A PREDATOR FINALLY BROUGHT TO BOOK
Consent: A Memoir Vanessa Springora HarperVia £12.99 ★★★★☆
Does literature really excuse everything?’ asks Vanessa Springora in her memoir, a searing indictment of an overly permissive era that has triggered a national reckoning in France. Consent chronicles Springora’s teenage affair with Gabriel Matzneff (right), an author whose brazen exaltation of sexual relationships with adolescents earned him fame as a provocateur.
In the 1970s, some liberals petitioned for the decriminalisation of adult-juvenile sexual activity. Matzneff exploited this cultural context, and the veneration of art over morality, by enshrining his predilections in literature; Springora argues that he wrote to secure impunity. His books – featuring letters proving the consent of his ‘muses’ – are ripostes to paedophilia accusations but fail to recognise that the vulnerability of these minors negates their consent.

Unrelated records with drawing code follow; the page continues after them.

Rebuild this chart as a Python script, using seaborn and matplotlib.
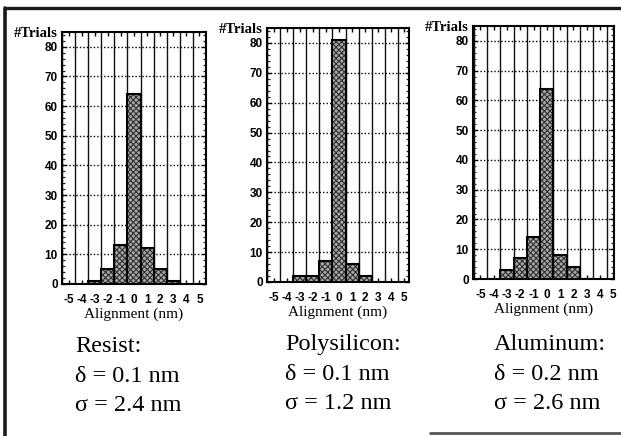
import matplotlib
matplotlib.use("Agg")
import matplotlib.pyplot as plt
import numpy as np
import pandas as pd
import seaborn as sns
from matplotlib.lines import Line2D
from matplotlib.patches import Rectangle
from matplotlib.ticker import MultipleLocator, FixedLocator

# Histogram bins (nm) and trial counts per layer
alignment = [-3, -2, -1, 0, 1, 2, 3]
resist = [1, 5, 13, 64, 12, 5, 1]
polysilicon = [2, 2, 7, 81, 6, 2, 0]
aluminum = [3, 7, 14, 64, 8, 4, 0]

materials = ["Resist", "Polysilicon", "Aluminum"]
deltas = [0.1, 0.1, 0.2]
sigmas = [2.4, 1.2, 2.6]

x_ticks = [-5, -4, -3, -2, -1, 0, 1, 2, 3, 4, 5]
y_ticks = [0, 10, 20, 30, 40, 50, 60, 70, 80]

sns.set_theme(style="white")
plt.rcParams["axes.unicode_minus"] = False
plt.rcParams["hatch.linewidth"] = 0.8

W, H = 621, 436
fig = plt.figure(figsize=(W / 100, H / 100), dpi=100)
fig.patch.set_facecolor("white")

# axes boxes in pixels: left, top, right, bottom
boxes = [(62, 32, 206, 284), (267, 28, 409, 282), (473, 26, 614, 279)]
xlims = [(-5.5, 5.5), (-5.5, 5.35), (-5.55, 5.05)]
series = [resist, polysilicon, aluminum]
text_left = [75, 285, 494]
text_shift = [2, 0, 0]

tick_font = dict(family="Liberation Sans", weight="bold", size=8.5)

for box, xl, counts in zip(boxes, xlims, series):
    l, t, r, b = box
    ax = fig.add_axes([l / W, 1 - b / H, (r - l) / W, (b - t) / H])
    df = pd.DataFrame({"Alignment": alignment, "Trials": counts})
    sns.barplot(data=df, x="Alignment", y="Trials", native_scale=True,
                width=1.0, color="#a8a8a8", edgecolor="#303030",
                linewidth=0, hatch="xxxxxx", ax=ax, zorder=3)
    for p in list(ax.patches):
        ax.add_patch(Rectangle(p.get_xy(), p.get_width(), p.get_height(),
                               fill=False, edgecolor="black", lw=1.5, zorder=4))
    ax.set_xlim(*xl)
    ax.set_ylim(0, 85)

    ax.xaxis.set_major_locator(FixedLocator(x_ticks))
    ax.xaxis.set_minor_locator(MultipleLocator(1, offset=0.5))
    ax.yaxis.set_major_locator(FixedLocator(y_ticks))
    ax.yaxis.set_minor_locator(MultipleLocator(2))

    ax.grid(which="minor", axis="x", color="#111111", lw=1.0, ls="-", zorder=1)
    ax.grid(which="major", axis="y", color="black", lw=1.0, ls=(0, (1, 1.5)), zorder=1)
    ax.grid(which="major", axis="x", visible=False)
    ax.set_axisbelow(True)

    ax.tick_params(axis="x", which="major", direction="in", length=3, width=1,
                   top=True, bottom=True, pad=7, colors="black")
    ax.tick_params(axis="x", which="minor", length=0)
    ax.tick_params(axis="y", which="major", direction="in", length=3, width=1,
                   left=True, right=True, pad=3, colors="black")
    ax.tick_params(axis="y", which="minor", direction="in", length=2.2, width=0.9,
                   left=True, right=True)
    ax.set_xticklabels([str(v) for v in x_ticks], fontdict=tick_font)
    ax.set_yticklabels([str(v) for v in y_ticks], fontdict=tick_font)

    for s in ax.spines.values():
        s.set_color("black")
        s.set_linewidth(1.5)

    ax.set_xlabel("Alignment (nm)", family="Liberation Serif", size=11,
                  color="black", labelpad=1.5)
    ax.set_ylabel("")
    ax.annotate("#Trials", xy=(0, 1), xycoords="axes fraction",
                xytext=(-3, -1), textcoords="offset points",
                ha="right", va="center", family="Liberation Serif",
                weight="bold", size=10.5, color="black")

big = dict(family="Liberation Serif", size=17.5, color="black", va="baseline")
for name, d, s, x0, dy in zip(materials, deltas, sigmas, text_left, text_shift):
    fig.text(x0 / W, 1 - (350 + dy) / H, f"{name}:", **big)
    fig.text(x0 / W, 1 - (380 + dy) / H, f"δ = {d} nm", **big)
    fig.text(x0 / W, 1 - (409 + dy) / H, f"σ = {s} nm", **big)

# page frame
fig.add_artist(Line2D([5 / W, 5 / W], [0, 1 - 8 / H], transform=fig.transFigure,
                      color="#1a1a1a", lw=2.6))
fig.add_artist(Line2D([5 / W, 1], [1 - 8 / H, 1 - 8 / H], transform=fig.transFigure,
                      color="#1a1a1a", lw=2.4))
fig.add_artist(Line2D([430 / W, 1], [1 - 433 / H, 1 - 433 / H], transform=fig.transFigure,
                      color="#555555", lw=2.0))

fig.savefig("out.png", dpi=100)
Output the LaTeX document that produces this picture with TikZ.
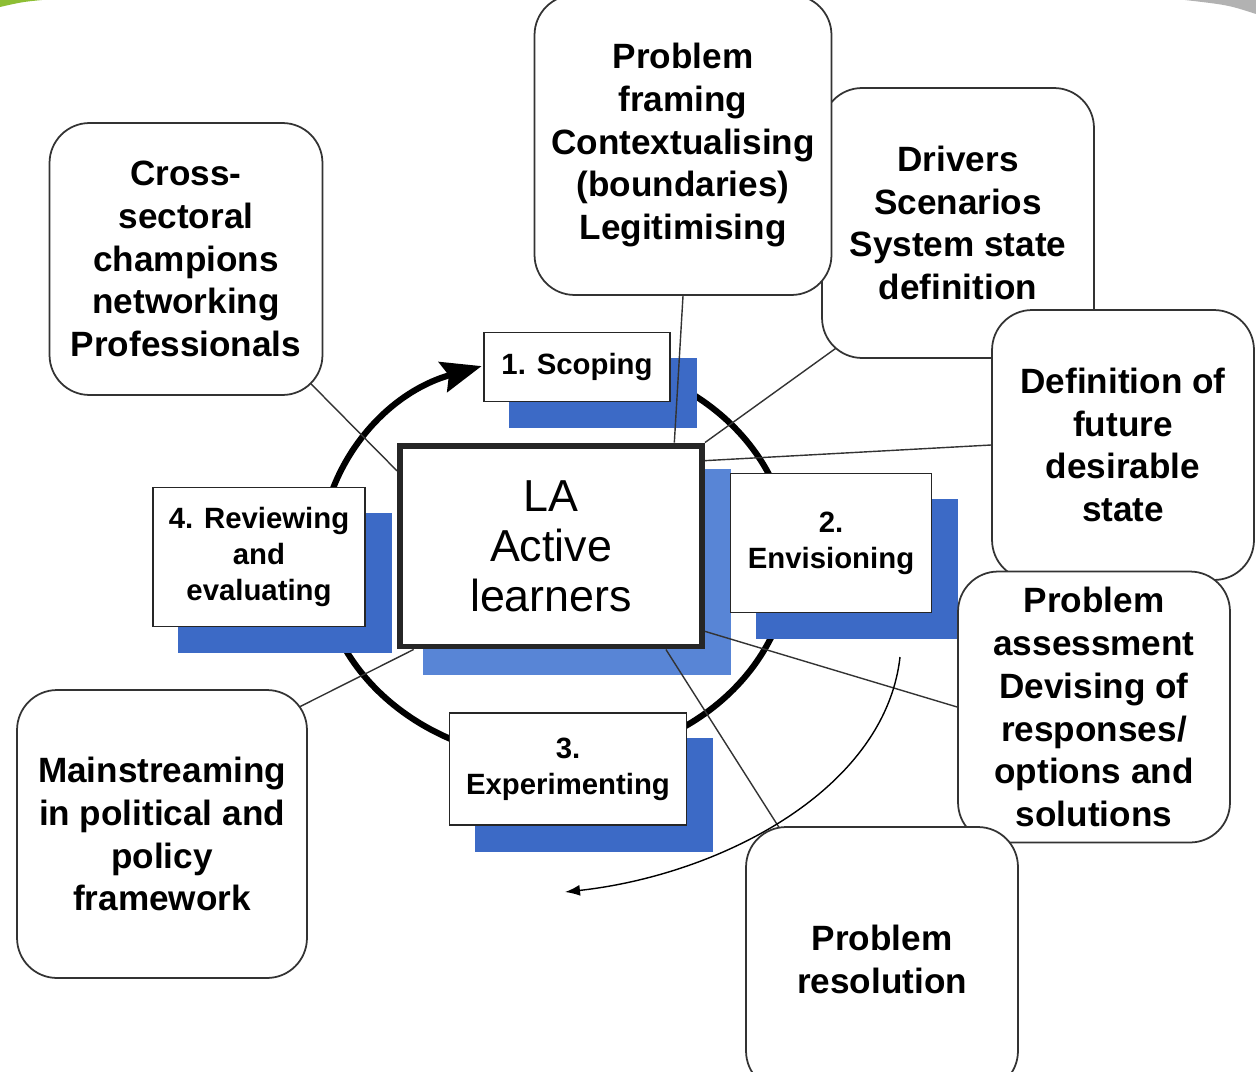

Starved of paternal love, the 13-year-old Springora was intoxicated by Matzneff’s attention when they met at dinner with her mother. ‘G.’, aged 50, bombarded ‘V.’ with letters and invited her to his flat, where they became lovers when she was 14. Her mother – who sometimes invited G. to dine à trois – and the police, although alerted, failed to intervene. Suffering acute anxiety, V. broke with an increasingly manipulative
G., aged 15, yet he haunted her, publishing distorted retellings of their relationship. The rape was twofold, a theft of adolescence and identity. It took years of psychoanalysis to accept that she had been a victim, to rebuild trust. Books were tainted yet inescapable, and Springora is now director of the Paris publisher Julliard. In dialogue with literary history, she reclaims her story – threaded with allusions from Nabokov to Proust – challenging the elite on the very turf that shielded Matzneff. Shattering a prolonged, collective silence, Springora’s fierce and controlled account of systemic negligence has launched a rape investigation. Matzneff’s diaries have been withdrawn from bookshops. Finally, the predator is muzzled, caught ‘in his own trap’.